On le sait, les deux auteurs partagent l’obsession des bibliothèques. Elles sont partout dans leurs vies et dans leurs œuvres. Comment ne pas penser qu’Eco se soit inspiré de La bibliothèque de Babel de Borges pour sa bibliothèque labyrinthique du Nom de la rose qui est au cœur de l’abbaye — une abbaye comme une citadelle pour défendre la bibliothèque ? Inimaginable, bien sûr. Il y a beaucoup de parenté entre les contes fantastiques que l’on retrouve dans le recueil Fictions de Borges et le travail d’Eco. Borges disait qu’il y avait deux idées dans La bibliothèque de Babel : « l’idée d’une possibilité de variation presque infinie en partant d’un nombre limité d’éléments », puis « l’idée d’être perdu dans l’univers, de ne pas le comprendre, l’envie de trouver une solution précise, le sentiment d’ignorer la vraie solution ». Dans Le nom de la rose, Eco écrivait : « Les livres ne sont pas faits pour être crus. »
Ils étaient tous les deux fascinés par le mythe du labyrinthe. « La bibliothèque se défend toute seule, disait l’abbé dans Le nom de la rose, insondable comme la vérité qu’elle héberge, trompeuse comme le mensonge qu’elle enserre. Labyrinthe spirituel, c’est aussi un labyrinthe terrestre. Vous pourriez entrer et vous ne pourriez plus sortir. » Dans son livre Apeirogon, Colum McCann note que, pour Borges, il suffisait de deux miroirs opposés pour construire un labyrinthe. L’écrivain italien joue lui aussi avec les concepts, avec le langage, avec l’histoire et ses personnages, avec nous, bien sûr. Eco disait qu’analyser le faux permettait de mieux comprendre ce qu’est la réalité.

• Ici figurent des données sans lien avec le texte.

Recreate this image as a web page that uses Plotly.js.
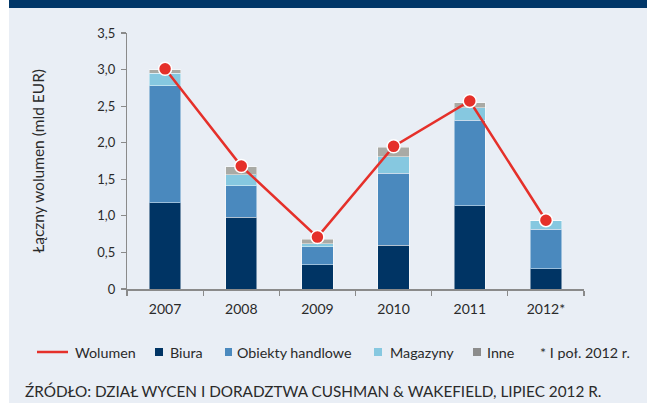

Au-delà de son œuvre romanesque, Umberto Eco était un être énigmatique et insaisissable. Un ami m’avait dit un jour, en parlant d’un peintre de Baie-Saint-Paul, que c’était non seulement sa peinture qui était naïve, mais avant tout le peintre lui-même. De même, Umberto Eco ressemblait à son œuvre.
Je ne sais pas s’il aurait voulu qu’on écrive sur lui trop sérieusement. Il aurait surtout voulu savoir si on a ressenti autant de plaisir en le lisant que lui en a eu en écrivant. Il était l’homme de la joie de vivre permanente. Il aurait voulu savoir si on a ri, si on a été surpris, si on l’a trouvé stupide aussi un peu parfois… Il disait qu’il faut juger un livre 100 ans après la mort de son auteur. Il aurait voulu qu’on en parle au moins jusque-là. « L’unique chose à quoi on doit penser, et je m’en rends compte sur la fin de ma vie, c’est la mort », conseille le maître à son élève dans Le nom de la rose. « On ne trouve pas la vérité en deux jours », ajoute le maître.